In cities with high-housing density, such as Paris, there
typically are 200 units to the acre, he added. In Los Angeles,
there are 12 to 14 units to the acre. “We’re
a one-story city. If we can build just three to four stories
over retail, we’d be in good shape.”
The challenges for developers are manifold, however. Because
mixed-use projects are still catching on in Southern California,
lenders are unsure of their viability and reluctant to finance
them, said John O’Brien of Brookfield Homes in Costa
Mesa.
He added that because a complex includes a combination of
uses, residential and commercial lenders don’t always
know where to draw the line, with”financing gymnastics”
the result.
Rezoning often is necessary to address noise, traffic and
parking issues. Cities such as Chicago, New York and Philadelphia
successfully adapted the mixed-use model a century ago,
but residents there have easy access to public transportation
and are accustomed to walking to stores. Strip malls here
typically occupy shallow plots of land, which can create
insurmountable parking problems for a complex that will
house both retail stores and living units.
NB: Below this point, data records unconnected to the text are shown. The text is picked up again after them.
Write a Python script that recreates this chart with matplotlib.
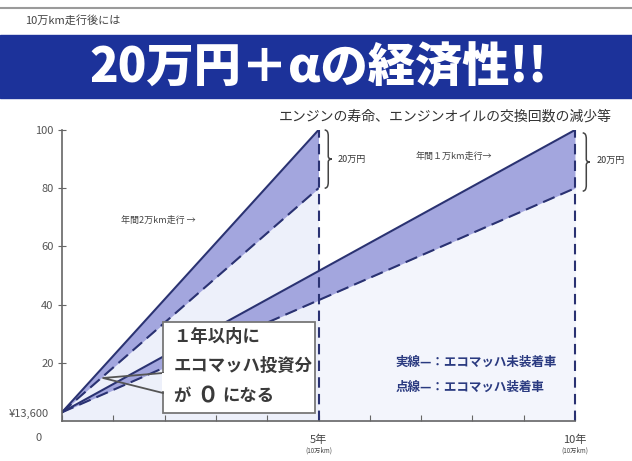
import numpy as np
import matplotlib
matplotlib.use('Agg')
import matplotlib.pyplot as plt
from matplotlib.patches import Rectangle, PathPatch
from matplotlib.path import Path

plt.rcParams['font.family'] = ['Noto Sans CJK JP', 'DejaVu Sans']

## data (y in 万円, x in years)
start_value = 3          # ¥13,600 starting point
years_2man = [0, 5]      # 年間2万km
solid_2man = [start_value, 100]
dash_2man = [start_value, 80]
years_1man = [0, 10]     # 年間1万km
solid_1man = [start_value, 100]
dash_1man = [start_value, 80]
yticks = [20, 40, 60, 80, 100]
xticks = list(range(0, 11))

W, H = 632, 461
fig = plt.figure(figsize=(W / 100, H / 100), dpi=100)
fig.patch.set_facecolor('white')

def px(x, y):
    return x / W, 1 - y / H

# header
fig.add_artist(plt.Line2D([0, 1], [1 - 8 / H] * 2, color='#9a9a9a', lw=1.5))
fig.text(*px(25, 20), '10万km走行後には', fontsize=8, color='#444444', va='center')
fig.add_artist(Rectangle(px(0, 98), 1, 63 / H, color='#1c329a', transform=fig.transFigure))
fig.text(*px(318, 68), '20万円＋αの経済性!!', fontsize=34, fontweight='heavy',
         color='white', ha='center', va='center')
fig.text(*px(612, 117), 'エンジンの寿命、エンジンオイルの交換回数の減少等', fontsize=10,
         color='#333333', ha='right', va='center')

# axes: x 0..10 -> px 62..575, y 0..100 -> px 421..130
ax = fig.add_axes([62 / W, (H - 421) / H, (575 - 62) / W, (421 - 130) / H])
ax.set_xlim(0, 10)
ax.set_ylim(0, 100)
for s in ['top', 'right']:
    ax.spines[s].set_visible(False)
for s in ['left', 'bottom']:
    ax.spines[s].set_color('#666666')
    ax.spines[s].set_linewidth(1.2)

navy = '#2a3272'
band = '#a3a6de'
light = '#edf0fa'

# light background under dashed lines
ax.fill_between(years_2man, 0, dash_2man, color=light, lw=0)
ax.fill_between(years_1man, 0, dash_1man, color=light, lw=0)
ax.fill_between([5, 10], 0, [np.interp(5, years_1man, dash_1man), 80], color='#f3f5fc', lw=0)

# bands
ax.fill_between(years_2man, dash_2man, solid_2man, color=band, lw=0)
ax.fill_between(years_1man, dash_1man, solid_1man, color=band, lw=0)

ax.plot(years_2man, solid_2man, color=navy, lw=1.5)
ax.plot(years_2man, dash_2man, color=navy, lw=1.5, dashes=(6, 3))
ax.plot(years_1man, solid_1man, color=navy, lw=1.5)
ax.plot(years_1man, dash_1man, color=navy, lw=1.5, dashes=(6, 3))

# vertical dashed lines
for xv in [5, 10]:
    ax.plot([xv, xv], [0, 100], color=navy, lw=1.5, dashes=(5, 3), clip_on=False)

ax.set_yticks(yticks)
ax.set_yticklabels([str(v) for v in yticks], fontsize=8, color='#555555')
ax.set_xticks(xticks)
ax.set_xticklabels([])
ax.tick_params(axis='y', direction='inout', length=6, color='#666666', pad=3)
ax.tick_params(axis='x', direction='in', length=4, color='#666666')

ax.text(-0.25, start_value - 0.5, '¥13,600', fontsize=8, color='#555555', ha='right', va='center')
ax.text(-0.45, -6, '0', fontsize=8, color='#555555', ha='center', va='center')
for xv in [5, 10]:
    ax.text(xv, -6.5, f'{xv}年', fontsize=8, color='#444444', ha='center', va='center')
    ax.text(xv, -10, '(10万km)', fontsize=4.5, color='#444444', ha='center', va='center')

# braces
def brace(x, y0, y1, w):
    ym = (y0 + y1) / 2
    verts = [(x, y1), (x + w, y1), (x + w, y1 - 2),
             (x + w, ym + 1), (x + w, ym), (x + 2 * w, ym),
             (x + w, ym), (x + w, ym - 1),
             (x + w, y0 + 2), (x + w, y0), (x, y0)]
    codes = [Path.MOVETO, Path.CURVE3, Path.CURVE3,
             Path.LINETO, Path.CURVE3, Path.CURVE3,
             Path.CURVE3, Path.CURVE3,
             Path.LINETO, Path.CURVE3, Path.CURVE3]
    ax.add_patch(PathPatch(Path(verts, codes), fill=False, ec='#444444', lw=1.1, clip_on=False))

brace(5.12, 80, 100, 0.07)
brace(10.15, 79, 99, 0.07)
ax.text(5.38, 90, '20万円', fontsize=6.5, color='#333333', va='center')
ax.text(10.42, 89.5, '20万円', fontsize=6.5, color='#333333', va='center')

ax.text(1.15, 69, '年間2万km走行 →', fontsize=6.5, color='#444444', va='center')
ax.text(6.9, 91, '年間１万km走行→', fontsize=6.5, color='#444444', va='center')

# legend text
ax.text(6.5, 20, '実線—：エコマッハ未装着車', fontsize=9, color='#2a3a80', fontweight='bold', va='center')
ax.text(6.5, 11.5, '点線—：エコマッハ装着車', fontsize=9, color='#2a3a80', fontweight='bold', va='center')

# callout box
box_x0, box_x1 = (163 - 62) / 51.3, (315 - 62) / 51.3
box_y0, box_y1 = (421 - 413) / 2.91, (421 - 322) / 2.91
ax.add_patch(Rectangle((box_x0, box_y0), box_x1 - box_x0, box_y1 - box_y0,
                       fc='white', ec='#777777', lw=1.3, zorder=5))
apex = ((103 - 62) / 51.3, (421 - 378) / 2.91)
ax.plot([box_x0, apex[0], box_x0], [(421 - 373) / 2.91, apex[1], (421 - 393) / 2.91],
        color='#555555', lw=1.3, zorder=6)
ax.add_patch(Rectangle((box_x0 - 0.02, (421 - 391) / 2.91), 0.05, 6.2, fc='white', ec='none', zorder=6))
bx = box_x0 + 0.2
ax.text(bx, 29, '１年以内に', fontsize=12.5, fontweight='bold', color='#3a3a3a', va='center', zorder=7)
ax.text(bx, 19, 'エコマッハ投資分', fontsize=12.5, fontweight='bold', color='#3a3a3a', va='center', zorder=7)
ax.text(bx, 8.5, 'が', fontsize=12.5, fontweight='bold', color='#3a3a3a', va='center', zorder=7)
ax.text(bx + 0.45, 8.5, '０', fontsize=16, fontweight='bold', color='#3a3a3a', va='center', zorder=7)
ax.text(bx + 0.95, 8.5, 'になる', fontsize=12.5, fontweight='bold', color='#3a3a3a', va='center', zorder=7)

fig.savefig('out.png', dpi=100)
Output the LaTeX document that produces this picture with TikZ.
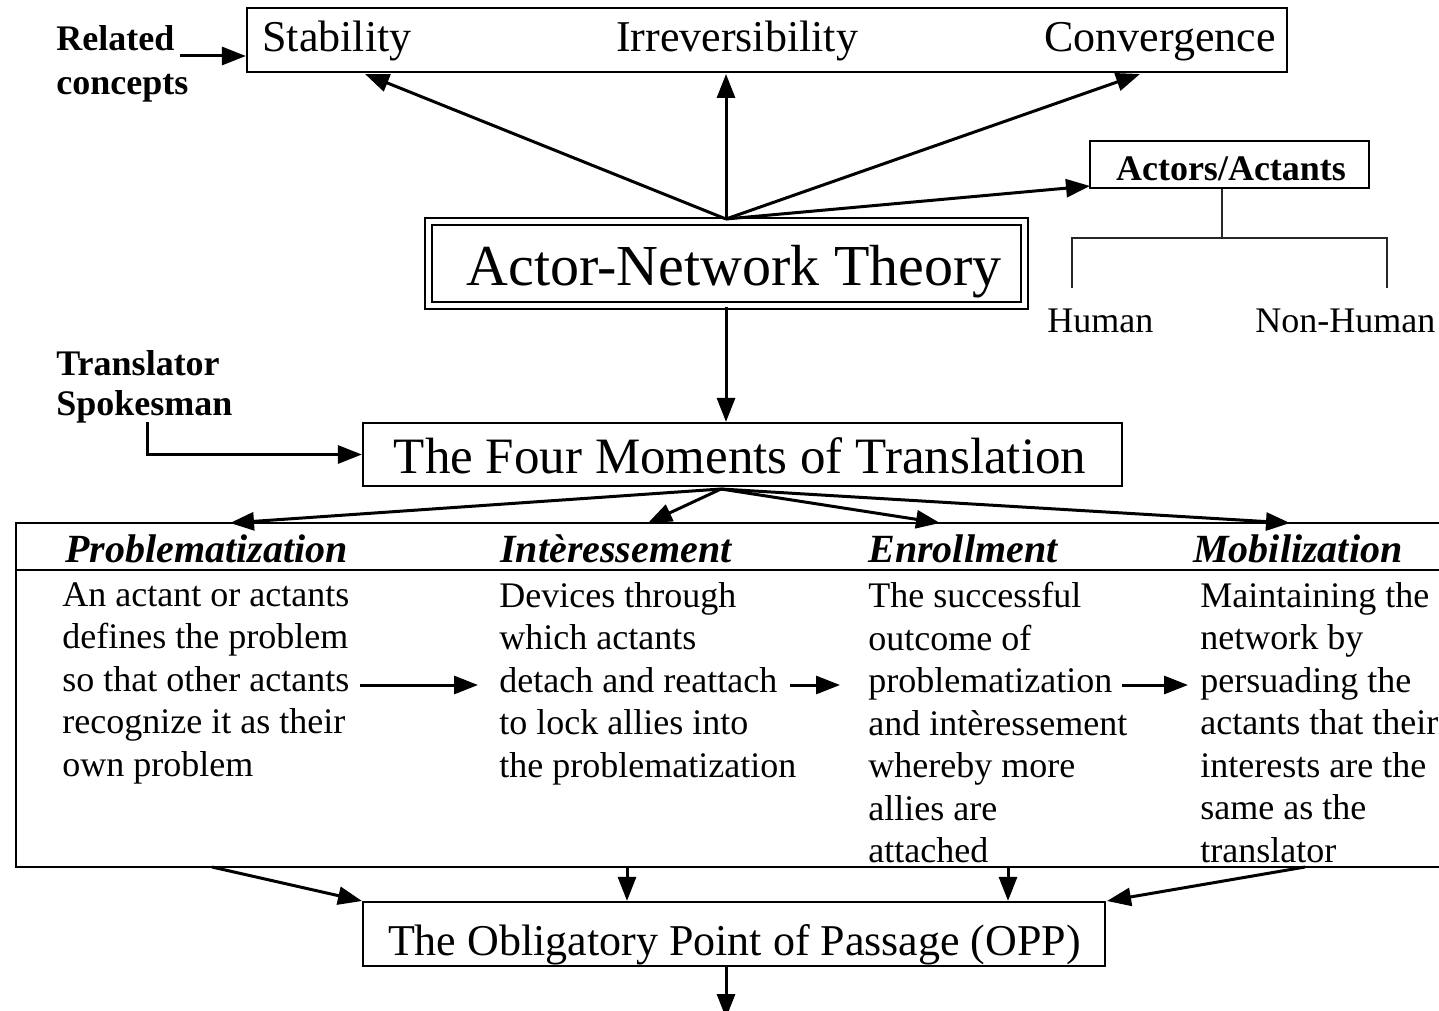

Subterranean parking lots cost about $35,000 per space,
according to Hamid Shirvani, provost and architecture professor
at Chapman University in Orange. Those costs, tacked on
to the price of the residential units, can make them prohibitively
expensive.
Developers therefore seek lots on boulevards with alleys
in the back that can be converted to parking spaces. Some
developers settle for “shared parking” arrangements,
in which retail customers share the parking spaces with
the condo or apartment residents, who vacate the spaces
during daytime hours.
Overcoming these obstacles has left some builders, even
those who now embrace mixed-use projects, longing for the
days when building a limited number of single-story units
on larger plots of land was a viable option.
“We’d prefer just residential, but we acknowledge
that we have to include retail as part of our business now,”
said Alan Boeker of Standard Pacific Homes, which is planning
one such project in Pasadena.
Los Angeles City Councilwoman Wendy Greuel said that educating
neighbors living near retail corridors about the benefits
of mixed- use projects is a first step toward gaining acceptance.
Also, cities must realize that the tax dollars retail outlets
provide are greater when residents are housed nearby.
“This is the future,” Greuel said. “I’m
an eternal optimist; I think we can do it.”